St. John’s has been close, painfully close, to breaking through several times this year. It was one defensive stop from taking out No. 20 UConn on the road. It was a Tareq Coburn 3-pointer from pulling off an incredible comeback against No. 8 Villanova at the Garden. It fell by just two at home to regular-season champion Providence. It lost twice more at home, to Seton Hall and Connecticut, by a combined nine points. Missed free throws, turnovers and defensive lapses at bad times have all contributed at different times, minor things that have prevented St. John’s from landing signature victories.

Posh Alexander
Posh Alexander
AP

“We’re all very upset when we lose games, especially games that we know we could’ve won and especially games where it’s not like we got beat. We beat ourselves,” junior star Julian Champagnie said. “I feel like there are a lot of games where we beat ourselves. Those kinds of games really sting.”

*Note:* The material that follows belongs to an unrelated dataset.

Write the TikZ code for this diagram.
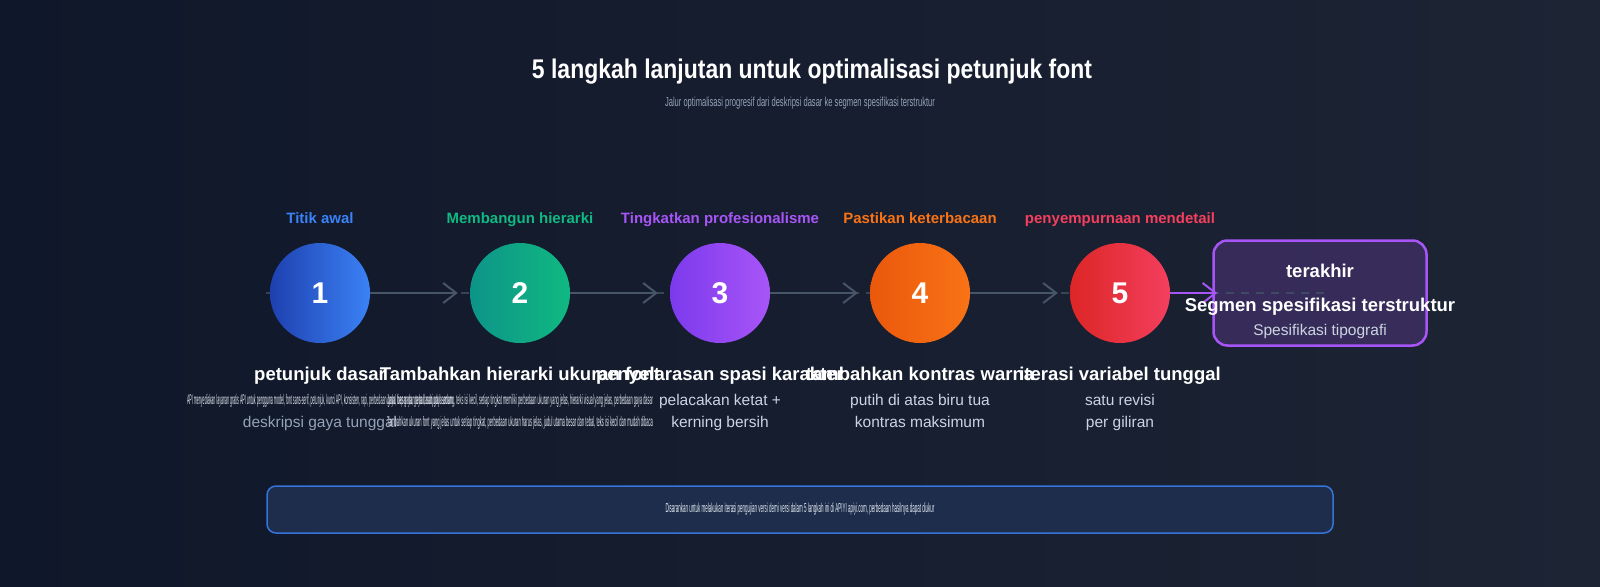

Just a few of those games go differently, the Red Storm (16-14) are firmly in the NCAA Tournament mix instead of needing to win four games in four days to go dancing. But there is another side to that frustration. St. John’s has proven it can play with the very best the Big East can offer. Now it has to do it for 40 minutes, over four consecutive nights.

“It’s do-or-die,” Champagnie said. “It’s win or go home. I feel like those lapses we have, those little mental mistakes we make during the game, we don’t have time for them.”

The first step is getting past DePaul. The teams split their two regular-season meetings. The Blue Demons won the last matchup, 99-94, on Feb. 27. St. John’s didn’t defend much in that game, which Anderson alluded to on Tuesday. It tried to win with its offense. That can’t happen again if the Johnnies are going to advance. Champagnie wants to see his team recapture its “40 Minutes of Hell” identity, play with focus, energy and intensity out of the gate.

“Getting back and doing that is kind of what I think we can do to really try to punch our ticket,” he said. “What you can control is how hard you play. That’s going to be our [key] this week.”

Anderson believes the Big East Tournament is wide open. He used Providence, which was picked to finish seventh but won the regular-season title, as an example. The Friars won a number of close games, 10 by single-digits, that led to a magical year.

“We were on the other side of that,” Anderson said. “Maybe it’s our time.”

As he said, it’s a new season. It’s St. John’s last chance at changing the story of its year.

Athletic director Mike Cragg said St. John’s would accept an invite to the NIT if one was extended. It has also put in a bid to host. Last year, the Red Storm made it known they wouldn’t take part in the NIT, which was played in a bubble due to the COVID-19 pandemic.